The defendant raises as reversible error the trial court's exclusion of testimony from one Bill Garrett, the reason disclosed in the transcript being his name was not furnished to the plaintiff prior to the date of trial. The defendant contends the listing of that witness as "ground man for Uselton" on the pretrial order is sufficient notice to the opposing party despite that order stating that party's name was unknown at pretrial. Prior to the trial the plaintiff objected to the testimony on the ground that the identity of the individual was not disclosed prior to trial and that objection was sustained. Defendant now proposes failure to disclose the identity here is not sufficient justification for excluding competent relevant testimony under Rule 5(c)(3) of the rules of the District Court of Oklahoma. The identity of the questioned individual was within the knowledge of the defendants inasmuch as he was admittedly a farm manager for the defendant, Jones, and managed the land Uselton was hired to defoliate. Additionally, we note at p. 200 of the transcript that ground men were formerly utilized to mark the flight path of the spray plane as it makes each pass over a field, but are no longer; that method of marking the aviator's progress being no longer utilized. Under Rule 5 of the District Courts, the court has broad authority to enforce its orders. The court, acting under this authority, upon this record cannot be held to have abused its discretionary powers in refusing to permit the testimony shown by the offer of proof to be material, even to the point of being the vehicle for introduction of what could be characterized as defendants' most important witness. Such testimony would substantially affect the conduct of the trial and the refusal to allow such a drastic change of position at the very outset of a jury trial cannot be considered an abuse of discretion in the light of the surrounding circumstances summarized here. The District Court has wide discretionary powers to enforce its pretrial orders, and the pre-trial rule, Rule 5(c)(3) of the Rules of the District Court, is designed to forestall the very surprise maneuver which occurred here.
Appellants' additional objection refers to various rulings of the trial court dealing with the admission and rejection of evidence and the qualification of experts. In reference to the refusal to qualify a witness as an expert an instance is pointed out where Uselton, the herbicide applicator, was not qualified to testify as an expert witness relative to the effects of the substance he has 16 years' experience in aerial application thereof. The herbicide, 2,4,D, sprayed on the foliage here was and is admittedly designed to kill vegetation. The discretion vested in the court in qualifying the witness was not abused, as the issue of the variance of the effectiveness of a chemical upon different varieties of vegetation is not manifestly within the practical experience of a crop duster or aerial applicator. The refusal to allow a jury view to the affected land is similarly backed by reason which negates an error on the part of the trial court. The transcript reveals the land was not in its original condition inasmuch as the evidence discloses that the dead trees and limbs had been removed from the premises for firewood prior to the trial, and the sound judgment of the trial judge is thereby demonstrated not to have been exercised arbitrarily, precluding a demonstration of abuse of discretion. McKay v. McKay, 55 Wn.2d 344, 347 P.2d 1062 (1960). The objection of appellant that a photograph was refused is similarly demonstrated to be free from abuse of discretion within the four corners of the appellant's brief by reference to his admission that the photograph, taken from an aircraft, was blurred.

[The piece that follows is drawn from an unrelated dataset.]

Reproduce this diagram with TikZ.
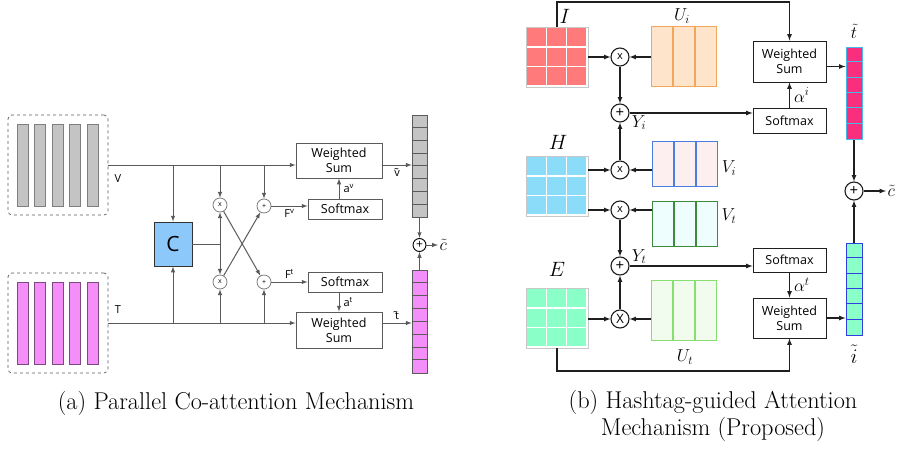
\documentclass[tikz,border=0pt]{standalone}
\usepackage{fontspec}
\setsansfont{Open Sans}
\usepackage{amsmath}
\usetikzlibrary{arrows,positioning}

\definecolor{lline}{HTML}{5A5A5A}
\definecolor{vgray}{HTML}{C4C4C4}
\definecolor{vedge}{HTML}{7F7F7F}
\definecolor{tpink}{HTML}{F48EF8}
\definecolor{tedge}{HTML}{7A4A80}
\definecolor{cblue}{HTML}{8CC8FA}
\definecolor{imred}{HTML}{FF7B7B}
\definecolor{hblue}{HTML}{8ADCF8}
\definecolor{emint}{HTML}{8AFFC8}
\definecolor{matedge}{HTML}{C8C8C8}
\definecolor{uifill}{HTML}{FDE4CA}
\definecolor{uiedge}{HTML}{F2A65A}
\definecolor{vifill}{HTML}{FDEFEF}
\definecolor{viedge}{HTML}{4A7FE0}
\definecolor{vtfill}{HTML}{EEFDFD}
\definecolor{vtedge}{HTML}{3F8A3F}
\definecolor{utfill}{HTML}{F1FCEE}
\definecolor{utedge}{HTML}{88DF70}
\definecolor{tvfill}{HTML}{FB2E7E}
\definecolor{tvedge}{HTML}{48B8E8}
\definecolor{ivedge}{HTML}{3040E0}

\begin{document}
\begin{tikzpicture}[x=1pt,y=-1pt,->,>=latex,
            inbox/.style={draw=lline,dashed,rounded corners=4pt,line width=0.7pt,minimum width=100pt,minimum height=100pt,inner sep=0pt},
            vbar/.style={draw=#1,line width=0.8pt,minimum width=11pt,minimum height=82pt,inner sep=0pt},
            lbl/.style={font=\sffamily\fontsize{11}{13}\selectfont,inner sep=1pt},
            mlbl/.style={font=\fontsize{17.28}{19}\selectfont,inner sep=1pt},
            biglbl/.style={font=\fontsize{20.74}{23}\selectfont,inner sep=1pt},
            cbox/.style={draw=black!80,fill=cblue,line width=0.9pt,minimum width=38pt,minimum height=44pt,font=\sffamily\fontsize{21}{24}\selectfont},
            opl/.style={circle,draw=black!55,line width=0.7pt,fill=white,minimum size=14pt,inner sep=0pt,font=\sffamily\fontsize{7}{8}\selectfont},
            wsbox/.style={draw,line width=0.9pt,align=center,inner sep=0pt,font=\sffamily\fontsize{12.5}{15}\selectfont},
            smbox/.style={wsbox,minimum width=74pt,minimum height=20pt},
            vecbar/.style={draw=lline,line width=0.7pt,minimum width=15pt,inner sep=0pt},
            sumop/.style={circle,draw=black,line width=0.9pt,minimum size=13pt,inner sep=0pt,font=\sffamily\fontsize{12}{12}\selectfont},
            mat/.style={draw=matedge,fill=white,line width=0.6pt,minimum width=62pt,minimum height=60pt,inner sep=0pt},
            grp/.style={minimum width=65pt,inner sep=0pt},
            mulop/.style={circle,draw,line width=1.1pt,fill=white,minimum size=18pt,inner sep=0pt,font=\sffamily\fontsize{11}{12}\selectfont},
            caption/.style={font=\rmfamily\fontsize{24.3}{27}\selectfont,align=center,inner sep=0pt}]
            \useasboundingbox (0,0) rectangle (900,450);

            % (a) parallel co-attention
            \begin{scope}[draw=lline,line width=1pt]
            \node[inbox] (Vin) at (58,165) {};
            \node[inbox] (Tin) at (58,323) {};
            \foreach \i in {0,...,4} {
                \node[vbar=vedge,fill=vgray] at ({22.5+17.6*\i},165) {};
                \node[vbar=tedge,fill=tpink] at ({22.5+17.6*\i},323) {};
            }
            \node[lbl] (Vlab) at (118,179) {V};
            \node[lbl] (Tlab) at (118,310) {T};

            \node[cbox] (Coatt) at (173,244) {C};
            \node[opl] (MulV) at (220,205) {x};
            \node[opl] (AddV) at (264,206) {+};
            \node[opl] (MulT) at (220,282) {x};
            \node[opl] (AddT) at (264,282) {+};

            \node[wsbox,minimum width=86pt,minimum height=35pt] (WsumV) at (339,160.5) {Weighted\\Sum};
            \node[smbox] (SoftV) at (345,209) {Softmax};
            \node[smbox] (SoftT) at (345,282) {Softmax};
            \node[wsbox,minimum width=86pt,minimum height=36pt] (WsumT) at (339,330) {Weighted\\Sum};

            \node[vecbar,fill=vgray,minimum height=102pt] (VecV) at (419.5,166) {};
            \node[vecbar,fill=tpink,minimum height=103pt] (VecT) at (419.5,321.5) {};
            \foreach \k in {1,...,7} {
                \draw[-,line width=0.6pt] ([shift={(0,12.75*\k)}]VecV.north west) -- ++(15,0);
                \draw[-,line width=0.6pt] ([shift={(0,12.875*\k)}]VecT.north west) -- ++(15,0);
            }
            \node[sumop] (JoinA) at (419.5,245) {+};
            \node[mlbl,anchor=west] (CoutA) at (438,245) {$\tilde{c}$};

            \draw (Vin.east) -- (Vin.east -| WsumV.west);
            \draw (Coatt.north |- Vin.east) -- (Coatt.north);
            \draw (MulV |- Vin.east) -- (MulV);
            \draw (AddV |- Vin.east) -- (AddV);
            \draw (Tin.east) -- (Tin.east -| WsumT.west);
            \draw (Coatt.south |- Tin.east) -- (Coatt.south);
            \draw (MulT |- Tin.east) -- (MulT);
            \draw (AddT |- Tin.east) -- (AddT);
            \draw[-] (Coatt.east) -- (Coatt.east -| MulV) coordinate (Cj);
            \draw (Cj) -- (MulV);
            \draw (Cj) -- (MulT);
            \draw (MulV) -- (AddT);
            \draw (MulT) -- (AddV);
            \draw (AddV) -- (AddV -| SoftV.west) node[lbl,midway,below=2pt] {F\textsuperscript{v}};
            \draw (AddT) -- (AddT -| SoftT.west) node[lbl,midway,above=2pt] {F\textsuperscript{t}};
            \draw (WsumV.south |- SoftV.north) -- (WsumV.south) node[lbl,midway,right=3pt] {a\textsuperscript{v}};
            \draw (SoftT.south -| WsumT.north) -- (WsumT.north) node[lbl,midway,right=3pt] {a\textsuperscript{t}};
            \draw (Vin.east -| WsumV.east) -- (Vin.east -| VecV.west) node[lbl,midway,below=2pt] {\~{v}};
            \draw (Tin.east -| WsumT.east) -- (Tin.east -| VecT.west) node[lbl,midway,above=2pt] {\~{t}};
            \draw (VecV.south) -- (JoinA);
            \draw (VecT.north) -- (JoinA);
            \draw (JoinA) -- (CoutA);
            \end{scope}

            % (b) hashtag-guided attention
            \begin{scope}[draw=black!88,line width=1.2pt]
            \node[mat] (Imat) at (557,57) {};
            \node[mat] (Hmat) at (557,186) {};
            \node[mat] (Emat) at (557,318) {};
            \foreach \m/\c in {Imat/imred,Hmat/hblue,Emat/emint}
                \foreach \i in {0,1,2}
                    \foreach \j in {0,1,2}
                        \fill[\c] ([shift={(1.5+20*\i,1.5+19.5*\j)}]\m.north west) rectangle ++(18.5,18);
            \node[biglbl] (Ilab) at (565,16) {$I$};
            \node[biglbl] (Hlab) at (558,142) {$H$};
            \node[biglbl] (Elab) at (557,269) {$E$};

            \node[grp,minimum height=60pt] (Ui) at (684.5,57) {};
            \node[grp,minimum height=45pt] (Vi) at (685.5,164.5) {};
            \node[grp,minimum height=45pt] (Vt) at (685.5,224.5) {};
            \node[grp,minimum height=60pt] (Ut) at (684.5,311) {};
            \foreach \g/\f/\e/\h in {Ui/uifill/uiedge/60,Vi/vifill/viedge/45,Vt/vtfill/vtedge/45,Ut/utfill/utedge/60}
                \foreach \i in {0,1,2}
                    \draw[-,draw=\e,fill=\f,line width=1pt] ([shift={(22*\i,0)}]\g.north west) rectangle ++(21,\h);
            \node[mlbl] (Uilab) at (682,16) {$U_i$};
            \node[mlbl] (Vilab) at (729,168) {$V_i$};
            \node[mlbl] (Vtlab) at (729,216) {$V_t$};
            \node[mlbl] (Utlab) at (685,357) {$U_t$};

            \node[mulop] (MulA) at (620,57) {x};
            \node[mulop] (MulB) at (620,170) {x};
            \node[mulop] (MulC) at (620,210) {x};
            \node[mulop,font=\sffamily\fontsize{13}{14}\selectfont] (MulD) at (620,319) {X};
            \node[mulop,font=\sffamily\fontsize{15}{15}\selectfont] (AddA) at (620,113) {+};
            \node[mulop,font=\sffamily\fontsize{15}{15}\selectfont] (AddB) at (620,266) {+};

            \node[wsbox,minimum width=73pt,minimum height=41pt] (WsI) at (789.5,61.5) {Weighted\\Sum};
            \node[wsbox,minimum width=73pt,minimum height=25pt] (SmI) at (789.5,120.5) {Softmax};
            \node[wsbox,minimum width=73pt,minimum height=24pt] (SmT) at (789.5,260) {Softmax};
            \node[wsbox,minimum width=73pt,minimum height=40pt] (WsT) at (789.5,318) {Weighted\\Sum};

            \node[draw=tvedge,fill=tvfill,line width=1pt,minimum width=16pt,minimum height=92pt,inner sep=0pt] (VecTi) at (854,93) {};
            \node[draw=ivedge,fill=emint,line width=1pt,minimum width=16pt,minimum height=92pt,inner sep=0pt] (VecIt) at (854,289) {};
            \foreach \k in {1,...,5} {
                \draw[-,draw=tvedge,line width=1pt] ([shift={(0,15.33*\k)}]VecTi.north west) -- ++(16,0);
                \draw[-,draw=ivedge,line width=1pt] ([shift={(0,15.33*\k)}]VecIt.north west) -- ++(16,0);
            }
            \node[mlbl] (Ttil) at (854,31) {$\tilde{t}$};
            \node[biglbl] (Itil) at (854,354) {$\tilde{i}$};
            \node[mulop,font=\sffamily\fontsize{15}{15}\selectfont] (JoinB) at (854,191) {+};
            \node[mlbl,anchor=west] (CoutB) at (886,191) {$\tilde{c}$};

            \coordinate (Itop) at (557,2);
            \coordinate (Ebot) at (557,371);
            \draw (Imat.east) -- (MulA);
            \draw (Ui.west) -- (MulA);
            \draw (MulA) -- (AddA);
            \draw (MulB) -- (AddA);
            \draw (MulB -| Hmat.east) -- (MulB);
            \draw (MulB -| Vi.west) -- (MulB);
            \draw (MulC -| Hmat.east) -- (MulC);
            \draw (MulC -| Vt.west) -- (MulC);
            \draw (MulC) -- (AddB);
            \draw (MulD) -- (AddB);
            \draw (MulD -| Emat.east) -- (MulD);
            \draw (MulD -| Ut.west) -- (MulD);
            \draw (AddA) -- (AddA -| SmI.west) node[mlbl,pos=0,below right=1pt] {$Y_i$};
            \draw (AddB) -- (AddB -| SmT.west) node[mlbl,pos=0,above right=1pt] {$Y_t$};
            \draw (SmI.north) -- (WsI.south) node[mlbl,midway,right=3pt] {$\alpha^i$};
            \draw (SmT.south) -- (WsT.north) node[mlbl,midway,right=3pt] {$\alpha^t$};
            \draw (Imat.north) -- (Itop) -| (WsI.north);
            \draw (Emat.south) -- (Ebot) -| (WsT.south);
            \draw ([yshift=-5pt]WsI.east) -- ([yshift=-5pt]WsI.east -| VecTi.west);
            \draw (WsT.east) -- (WsT.east -| VecIt.west);
            \draw (VecTi.south) -- (JoinB);
            \draw (VecIt.north) -- (JoinB);
            \draw (JoinB) -- (CoutB);
            \end{scope}

            \node[caption] (CapA) at (236,403) {(a) Parallel Co-attention Mechanism};
            \node[caption] (CapB) at (713,416) {(b) Hashtag-guided Attention\\Mechanism (Proposed)};
        \end{tikzpicture}
\end{document}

Lastly, appellant argues there was no evidence upon which to base a damage award because there is no evidence of the number of trees killed or not bearing fruit. This is not the case. The evidence is within the transcript although it appears piecemeal throughout the transcript. At one place therein evidence appears that all but seven trees did not bear fruit. Other evidence places the total number of pecan trees at 100. Simple arithmetic will yield the number of those trees not bearing. Other testimony established the older of those trees would never recover and would die. The fact that other evidence conflicts with this statement presents a question of fact for the jury. The resolution of this conflict of evidence is free from error if any state of the facts in evidence will support the verdict. Indeed, one expert testified at pp. 83 and 84 that his view of the land did not reveal any pecan crop at all. This evidence therefore is sufficient to support a verdict.
The opinion of the Court of Appeals is vacated, and the judgment of the trial court entered pursuant to a jury verdict is AFFIRMED.
LAVENDER, C.J., IRWIN, V.C.J., and WILLIAMS, HODGES, BARNES, SIMMS and OPALA, JJ., concur.
DOOLIN, J., certified his disqualification.